The tyranny of the minority

Everyone wants pepperoni except for the one person who hates pepperoni. So you don’t get pepperoni, because nobody else cares enough to tell that one person to shove it.

Everyone wants to try switching to 3-week sprints except for that one person who thinks 3 weeks is way too long. So you stick with 2-week sprints, because nobody else cares enough to tell that one person to shove it.

Interesting how we give that one noisy dissenter so much power. Human politeness is a powerful motivator. We choose to make a large group of people slightly unhappier to prevent a small group (or even a single person) from being significantly unhappier.

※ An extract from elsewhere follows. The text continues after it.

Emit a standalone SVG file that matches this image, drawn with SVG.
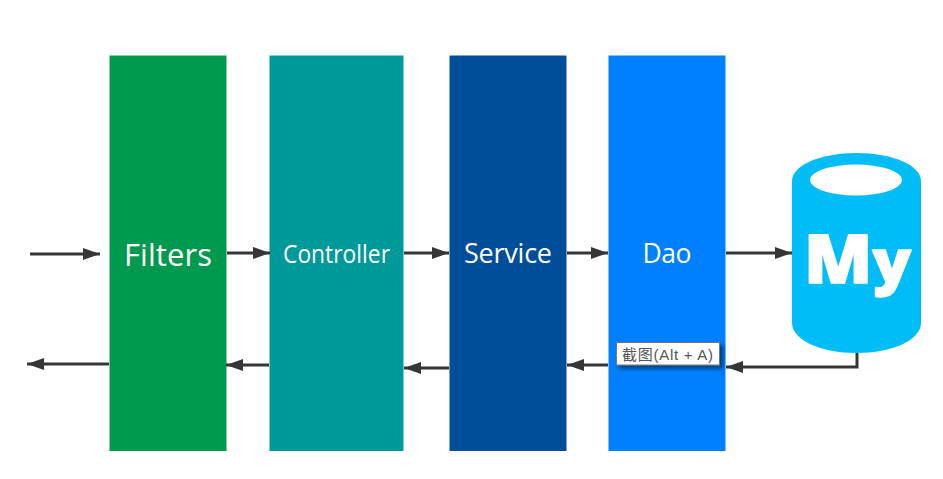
<svg xmlns="http://www.w3.org/2000/svg" width="943" height="479" viewBox="0 0 943 479">
<style>
.lbl{font-family:"Open Sans","Noto Sans",sans-serif;fill:#fff;text-anchor:middle}
.c{fill:none;stroke:#363636;stroke-width:3}
.my{font-family:"Open Sans",sans-serif;font-weight:800;fill:#fff;stroke:#fff;stroke-width:1.500;stroke-linejoin:round}
</style>
<defs>
<marker id="a" markerUnits="userSpaceOnUse" markerWidth="18" markerHeight="12" refX="17" refY="6" orient="auto"><path d="M0 0L17 6L0 12Z" fill="#363636"/></marker>
<filter id="s" x="-10%" y="-20%" width="125%" height="160%"><feDropShadow dx="3" dy="3" stdDeviation="2" flood-color="#000" flood-opacity=".55"/></filter>
</defs>
<rect width="943" height="479" fill="#fff"/>
<g id="filters"><rect x="109.500" y="55.500" width="117" height="395.500" fill="#009a4e"/><text class="lbl" x="168" y="266" font-size="31" textLength="88">Filters</text></g>
<g id="controller"><rect x="269.500" y="55.500" width="134" height="395.500" fill="#009999"/><text class="lbl" x="336.500" y="263" font-size="25" textLength="107" lengthAdjust="spacingAndGlyphs">Controller</text></g>
<g id="service"><rect x="449.500" y="55.500" width="117" height="395.500" fill="#004e99"/><text class="lbl" x="508" y="263" font-size="27" textLength="88">Service</text></g>
<g id="dao"><rect x="608.500" y="55.500" width="117" height="395.500" fill="#0080ff"/><text class="lbl" x="667" y="263" font-size="26.500" textLength="49">Dao</text></g>
<g id="mysql">
<path d="M792 181C792 165 821 153 856.500 153S921 165 921 181V323C921 340 892 353 856.500 353S792 340 792 323Z" fill="#00bdf7"/>
<ellipse cx="856" cy="180" rx="46" ry="15.500" fill="#fff"/>
<text class="my" x="804" y="282.500" font-size="67" textLength="107" lengthAdjust="spacingAndGlyphs">M<tspan font-size="60">y</tspan></text>
</g>
<g id="connectors">
<path class="c" marker-end="url(#a)" d="M30 254H100"/>
<path class="c" marker-end="url(#a)" d="M227 253H270"/>
<path class="c" marker-end="url(#a)" d="M404 253H449"/>
<path class="c" marker-end="url(#a)" d="M567 253H608"/>
<path class="c" marker-end="url(#a)" d="M726 253H792"/>
<path class="c" marker-end="url(#a)" d="M857 353V367H726"/>
<path class="c" marker-end="url(#a)" d="M608 365H567"/>
<path class="c" marker-end="url(#a)" d="M449 368H404"/>
<path class="c" marker-end="url(#a)" d="M269 365H226"/>
<path class="c" marker-end="url(#a)" d="M109 364H27"/>
</g>
<g id="tooltip">
<rect x="616.500" y="342.500" width="103" height="22.500" fill="#fff" stroke="#777" filter="url(#s)"/>
<text x="622" y="360" font-family="'Liberation Sans','Noto Sans CJK SC',sans-serif" font-size="15" fill="#555" textLength="91">截图(Alt + A)</text>
</g>
</svg>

The majority doesn’t care enough to tell the minority to deal with it, so the minority gets veto power. I recently heard this called the tyranny of the minority, but that seems harsh. It reminds me of one of my all-time favorite quotes:

The reasonable man adapts himself to the world: the unreasonable one persists in trying to adapt the world to himself. Therefore all progress depends on the unreasonable man.

George Bernard Shaw

Is it tyranny to be “unreasonable”? No. It’s necessary. The quality that makes a person put their foot down about pizza toppings is the same quality that drives progress.

What is that quality? Grit? Stubbornness? Determination? Vision? Courage? All of those?